Martha Argerich & Stephen Kovacevich kicked off the evening with Claude Debussy Prélude à l’après-midi d’un faune, a rare but very interesting version. Then Stephen Kovacevich beautifully played Frédéric Chopin Mazurka op. 17 No. 4.
Next were Akane Sakai and Lilya Zilberstein playing Robert Schumann’s 6 Studies in the Form of Canons in their arrangement by Debussy. These rarely played pieces are nonetheless superb counterpoint miniatures – a tribute to Bach mastery – and were highly enjoyable under the fingers of the 2 pianists.
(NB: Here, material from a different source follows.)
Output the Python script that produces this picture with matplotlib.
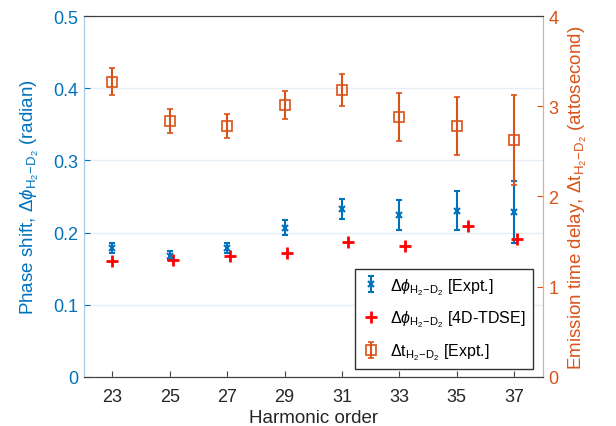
import matplotlib.pyplot as plt

plt.rcParams['font.family'] = ['Liberation Sans', 'DejaVu Sans']
plt.rcParams['mathtext.fontset'] = 'custom'
plt.rcParams['mathtext.rm'] = 'Liberation Sans'
plt.rcParams['mathtext.it'] = 'Liberation Sans:italic'

harmonics = [23, 25, 27, 29, 31, 33, 35, 37]
phase_expt = [0.178, 0.168, 0.178, 0.207, 0.233, 0.224, 0.230, 0.229]
phase_expt_err = [0.007, 0.006, 0.007, 0.010, 0.014, 0.021, 0.027, 0.043]
tdse_harmonics = [23.0, 25.1, 27.1, 29.1, 31.2, 33.2, 35.4, 37.1]
phase_tdse = [0.161, 0.162, 0.168, 0.172, 0.187, 0.181, 0.209, 0.191]
delay_expt = [3.27, 2.84, 2.78, 3.01, 3.18, 2.88, 2.78, 2.63]
delay_expt_err = [0.15, 0.135, 0.135, 0.155, 0.18, 0.27, 0.32, 0.50]

blue = '#0072BD'
orange = '#D95319'

fig = plt.figure(figsize=(6.16, 4.27), dpi=100)
ax1 = fig.add_axes([0.136, 0.115, 0.745, 0.845])
ax2 = ax1.twinx()

h1 = ax1.errorbar(harmonics, phase_expt, yerr=phase_expt_err, ls='none', marker='x',
                  ms=4, mew=1.5, color=blue, elinewidth=1.5, capsize=2.5, capthick=1.5)
h2, = ax1.plot(tdse_harmonics, phase_tdse, ls='none', marker='+', ms=9, mew=2, color='red')
h3 = ax2.errorbar(harmonics, delay_expt, yerr=delay_expt_err, ls='none', marker='s',
                  ms=7, mfc='none', mew=1.2, color=orange, elinewidth=1.5, capsize=2.5, capthick=1.5)

ax1.set_xlim(22, 38)
ax1.set_xticks(harmonics)
ax1.set_ylim(0, 0.5)
ax1.set_yticks([0, 0.1, 0.2, 0.3, 0.4, 0.5])
ax1.set_yticklabels(['0', '0.1', '0.2', '0.3', '0.4', '0.5'])
ax2.set_ylim(0, 4)
ax2.set_yticks([0, 1, 2, 3, 4])
ax1.yaxis.grid(True, color='#e6eef6', lw=1)
ax1.set_axisbelow(True)

for ax in (ax1, ax2):
    ax.tick_params(direction='in', labelsize=13, length=4, pad=4)
    for s in ('top', 'bottom'):
        ax.spines[s].set_color('#404040')
    ax.spines['left'].set_color('#a9c9e6')
    ax.spines['right'].set_color('#f0a88c')
ax1.tick_params(axis='y', colors=blue, labelcolor=blue)
ax1.tick_params(axis='x', colors='#404040', labelcolor='#262626', pad=8)
ax2.tick_params(axis='y', colors=orange, labelcolor=orange)

ax1.set_xlabel('Harmonic order', fontsize=13.5, color='#262626', labelpad=3)
ax1.set_ylabel(r'Phase shift, $\Delta\phi_{\mathrm{H_2\!-\!D_2}}$ (radian)',
               fontsize=13.5, color=blue, labelpad=9)
ax2.set_ylabel(r'Emission time delay, $\Delta\mathrm{t}_{\mathrm{H_2\!-\!D_2}}$ (attosecond)',
               fontsize=13.5, color=orange, labelpad=6)

leg = ax2.legend([h1, h2, h3],
                 [r'$\Delta\phi_{\mathrm{H_2\!-\!D_2}}$ [Expt.]',
                  r'$\Delta\phi_{\mathrm{H_2\!-\!D_2}}$ [4D-TDSE]',
                  r'$\Delta\mathrm{t}_{\mathrm{H_2\!-\!D_2}}$ [Expt.]'],
                 loc='lower right', bbox_to_anchor=(0.978, 0.022), borderaxespad=0,
                 fontsize=11.5, fancybox=False, framealpha=1, edgecolor='#333333',
                 borderpad=0.45, labelspacing=0.75, handlelength=1.0, handletextpad=0.7)
leg.get_frame().set_linewidth(1)

fig.savefig('out.png', dpi=100)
Next was Ravel’s La Valse by the Buniatishvili sisters – I believe it is the 1st time I’ve heard the piece in that format, and was not too enthusiastic about it – and an excerpt of Szymon Laks’s Sonata for cello and piano (3rd movement) with a text read by Annie Dutoit. If like me, you are unfamiliar with the name, Laks was a Polish composer and violinist, who moved to France and during WWII became head of the prisoners’ orchestra at Birkenau-Auschwitz ; after the war he kept on composing and wrote several books.